Task directions: Begin with the line holding "Recreate this image", end with the line holding "-2.0, -2.5, -3.0];", and repeat every line in between exactly, without pictures.

--- Data shown ---

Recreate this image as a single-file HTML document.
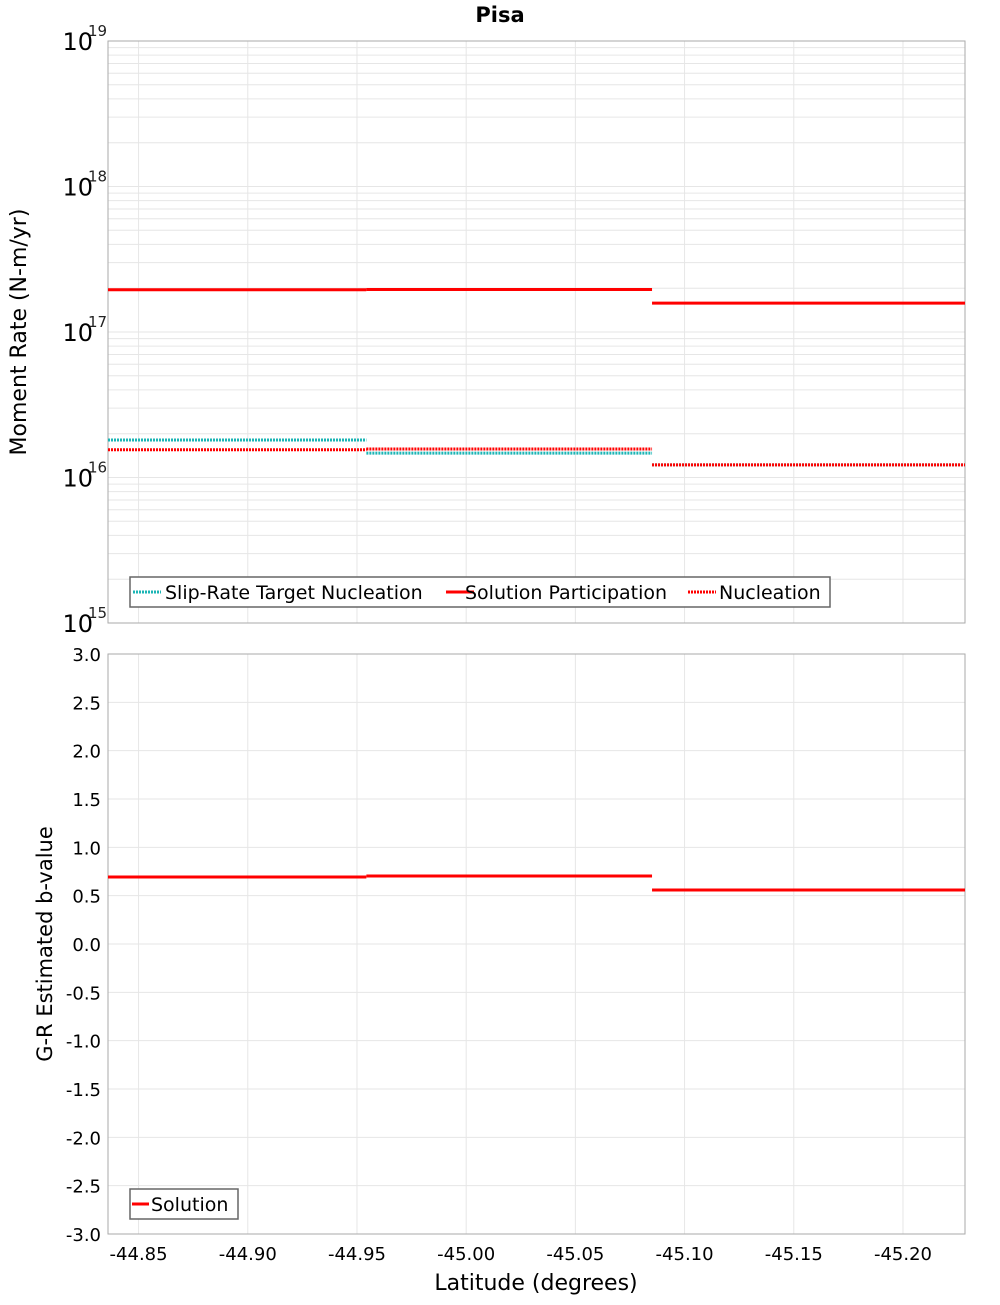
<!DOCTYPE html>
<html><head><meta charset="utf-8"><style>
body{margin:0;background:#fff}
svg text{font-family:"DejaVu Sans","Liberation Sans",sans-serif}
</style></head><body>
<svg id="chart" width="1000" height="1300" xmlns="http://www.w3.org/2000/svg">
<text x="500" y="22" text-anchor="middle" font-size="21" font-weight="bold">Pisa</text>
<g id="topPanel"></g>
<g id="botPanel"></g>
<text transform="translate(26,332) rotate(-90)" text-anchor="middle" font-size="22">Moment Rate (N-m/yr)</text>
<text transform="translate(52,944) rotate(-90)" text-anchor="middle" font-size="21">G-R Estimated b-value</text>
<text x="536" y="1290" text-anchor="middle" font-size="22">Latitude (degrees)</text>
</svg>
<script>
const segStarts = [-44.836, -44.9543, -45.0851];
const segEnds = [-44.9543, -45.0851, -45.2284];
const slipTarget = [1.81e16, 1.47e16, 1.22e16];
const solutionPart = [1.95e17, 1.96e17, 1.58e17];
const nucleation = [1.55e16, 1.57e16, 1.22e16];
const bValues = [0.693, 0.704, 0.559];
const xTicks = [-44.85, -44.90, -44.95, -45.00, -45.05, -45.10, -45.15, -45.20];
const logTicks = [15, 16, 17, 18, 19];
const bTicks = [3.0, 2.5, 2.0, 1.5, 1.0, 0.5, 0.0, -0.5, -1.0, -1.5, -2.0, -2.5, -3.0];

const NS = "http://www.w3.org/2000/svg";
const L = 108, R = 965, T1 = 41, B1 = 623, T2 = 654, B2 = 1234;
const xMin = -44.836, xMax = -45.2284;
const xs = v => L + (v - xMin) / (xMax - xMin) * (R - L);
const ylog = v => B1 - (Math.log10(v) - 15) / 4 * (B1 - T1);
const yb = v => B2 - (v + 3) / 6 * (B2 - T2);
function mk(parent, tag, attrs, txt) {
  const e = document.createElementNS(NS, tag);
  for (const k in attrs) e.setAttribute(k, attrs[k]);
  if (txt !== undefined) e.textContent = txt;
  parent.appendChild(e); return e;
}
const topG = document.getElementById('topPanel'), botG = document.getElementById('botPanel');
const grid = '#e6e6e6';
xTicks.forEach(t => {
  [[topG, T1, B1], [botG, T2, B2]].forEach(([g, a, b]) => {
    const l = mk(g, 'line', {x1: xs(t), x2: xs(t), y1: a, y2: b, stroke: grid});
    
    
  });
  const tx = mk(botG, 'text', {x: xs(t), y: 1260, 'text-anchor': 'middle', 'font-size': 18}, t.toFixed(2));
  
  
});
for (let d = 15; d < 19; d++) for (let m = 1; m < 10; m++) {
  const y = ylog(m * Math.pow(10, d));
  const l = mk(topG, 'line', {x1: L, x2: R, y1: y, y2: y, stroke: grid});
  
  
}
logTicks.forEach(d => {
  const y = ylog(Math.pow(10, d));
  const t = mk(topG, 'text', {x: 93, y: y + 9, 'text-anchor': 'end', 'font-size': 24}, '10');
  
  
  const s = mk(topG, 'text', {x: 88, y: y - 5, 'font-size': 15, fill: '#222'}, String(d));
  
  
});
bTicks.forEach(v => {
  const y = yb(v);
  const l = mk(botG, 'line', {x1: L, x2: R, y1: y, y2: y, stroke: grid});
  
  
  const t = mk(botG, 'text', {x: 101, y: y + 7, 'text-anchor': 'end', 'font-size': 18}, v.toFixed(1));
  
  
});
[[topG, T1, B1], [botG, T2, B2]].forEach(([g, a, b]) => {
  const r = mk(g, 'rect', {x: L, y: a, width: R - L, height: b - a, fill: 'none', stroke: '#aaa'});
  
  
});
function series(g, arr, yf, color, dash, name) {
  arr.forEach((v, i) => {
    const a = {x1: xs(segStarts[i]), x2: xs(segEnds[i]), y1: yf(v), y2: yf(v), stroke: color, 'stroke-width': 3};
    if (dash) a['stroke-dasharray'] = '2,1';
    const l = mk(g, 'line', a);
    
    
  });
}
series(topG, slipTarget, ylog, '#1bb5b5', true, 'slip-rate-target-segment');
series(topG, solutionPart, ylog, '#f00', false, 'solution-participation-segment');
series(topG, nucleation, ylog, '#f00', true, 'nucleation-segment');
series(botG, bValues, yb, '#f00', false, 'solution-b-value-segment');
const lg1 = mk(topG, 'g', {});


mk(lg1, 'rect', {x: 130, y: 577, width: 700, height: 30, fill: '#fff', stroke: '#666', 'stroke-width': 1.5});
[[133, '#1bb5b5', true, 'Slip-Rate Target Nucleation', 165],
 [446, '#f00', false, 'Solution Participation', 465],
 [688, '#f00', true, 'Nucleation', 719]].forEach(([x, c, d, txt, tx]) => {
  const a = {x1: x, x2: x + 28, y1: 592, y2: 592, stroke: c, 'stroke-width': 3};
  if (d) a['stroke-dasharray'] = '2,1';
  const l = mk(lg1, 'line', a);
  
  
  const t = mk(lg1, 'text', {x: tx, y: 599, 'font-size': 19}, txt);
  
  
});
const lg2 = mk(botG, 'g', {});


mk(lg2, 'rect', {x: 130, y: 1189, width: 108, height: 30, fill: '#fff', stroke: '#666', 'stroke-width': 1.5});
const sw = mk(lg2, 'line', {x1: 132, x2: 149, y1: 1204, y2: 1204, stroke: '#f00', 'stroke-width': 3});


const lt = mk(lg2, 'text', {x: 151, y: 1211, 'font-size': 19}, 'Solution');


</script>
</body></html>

---
--- Data shown ---

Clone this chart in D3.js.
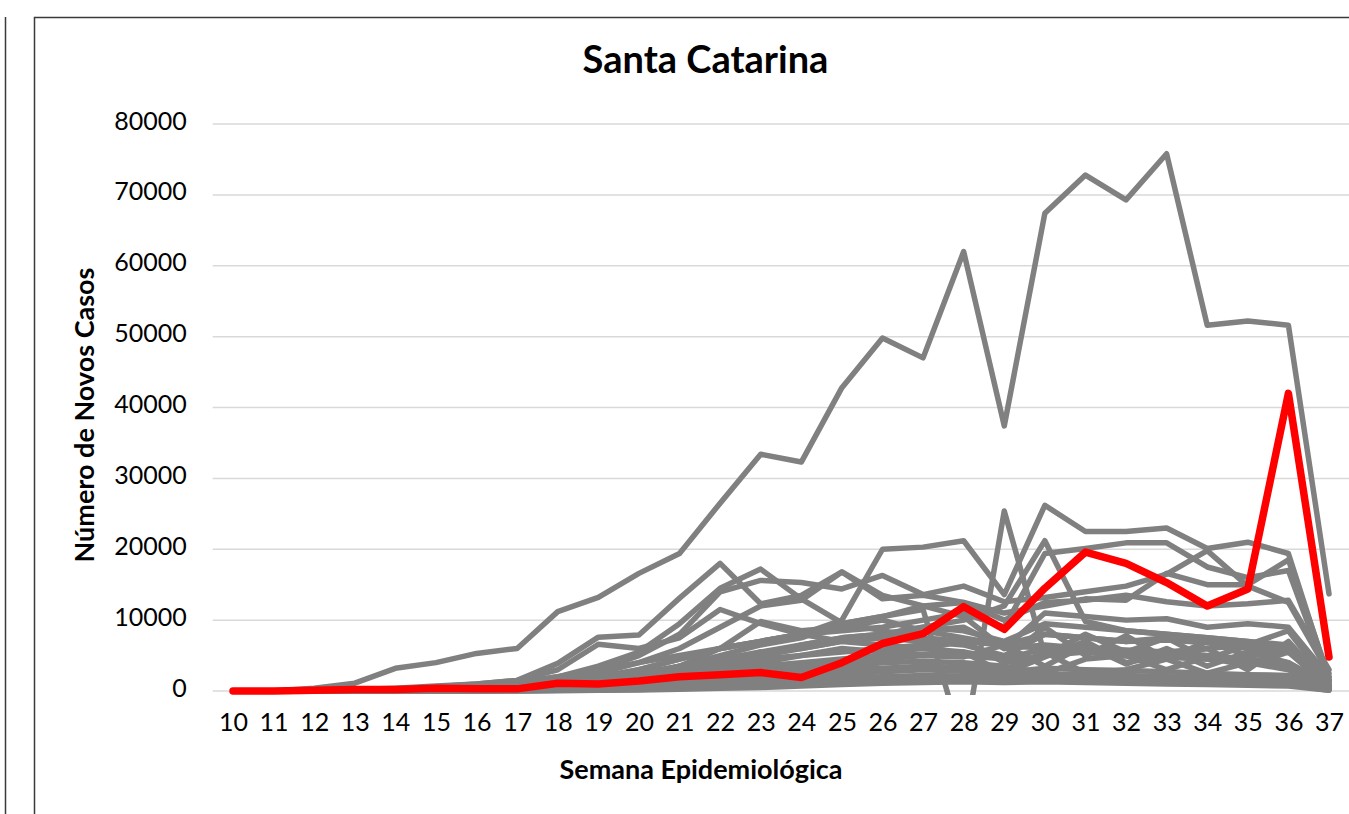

---

Response to the task:
Recreate this image as a single-file HTML document.
<!DOCTYPE html>
<html><head><meta charset="utf-8"><style>
body{margin:0;background:#fff}
svg text{font-family:"DejaVu Sans","Liberation Sans",sans-serif}
</style></head><body>
<svg id="chart" width="1000" height="1300" xmlns="http://www.w3.org/2000/svg">
<text x="500" y="22" text-anchor="middle" font-size="21" font-weight="bold">Pisa</text>
<g id="topPanel"></g>
<g id="botPanel"></g>
<text transform="translate(26,332) rotate(-90)" text-anchor="middle" font-size="22">Moment Rate (N-m/yr)</text>
<text transform="translate(52,944) rotate(-90)" text-anchor="middle" font-size="21">G-R Estimated b-value</text>
<text x="536" y="1290" text-anchor="middle" font-size="22">Latitude (degrees)</text>
</svg>
<script>
const segStarts = [-44.836, -44.9543, -45.0851];
const segEnds = [-44.9543, -45.0851, -45.2284];
const slipTarget = [1.81e16, 1.47e16, 1.22e16];
const solutionPart = [1.95e17, 1.96e17, 1.58e17];
const nucleation = [1.55e16, 1.57e16, 1.22e16];
const bValues = [0.693, 0.704, 0.559];
const xTicks = [-44.85, -44.90, -44.95, -45.00, -45.05, -45.10, -45.15, -45.20];
const logTicks = [15, 16, 17, 18, 19];
const bTicks = [3.0, 2.5, 2.0, 1.5, 1.0, 0.5, 0.0, -0.5, -1.0, -1.5, -2.0, -2.5, -3.0];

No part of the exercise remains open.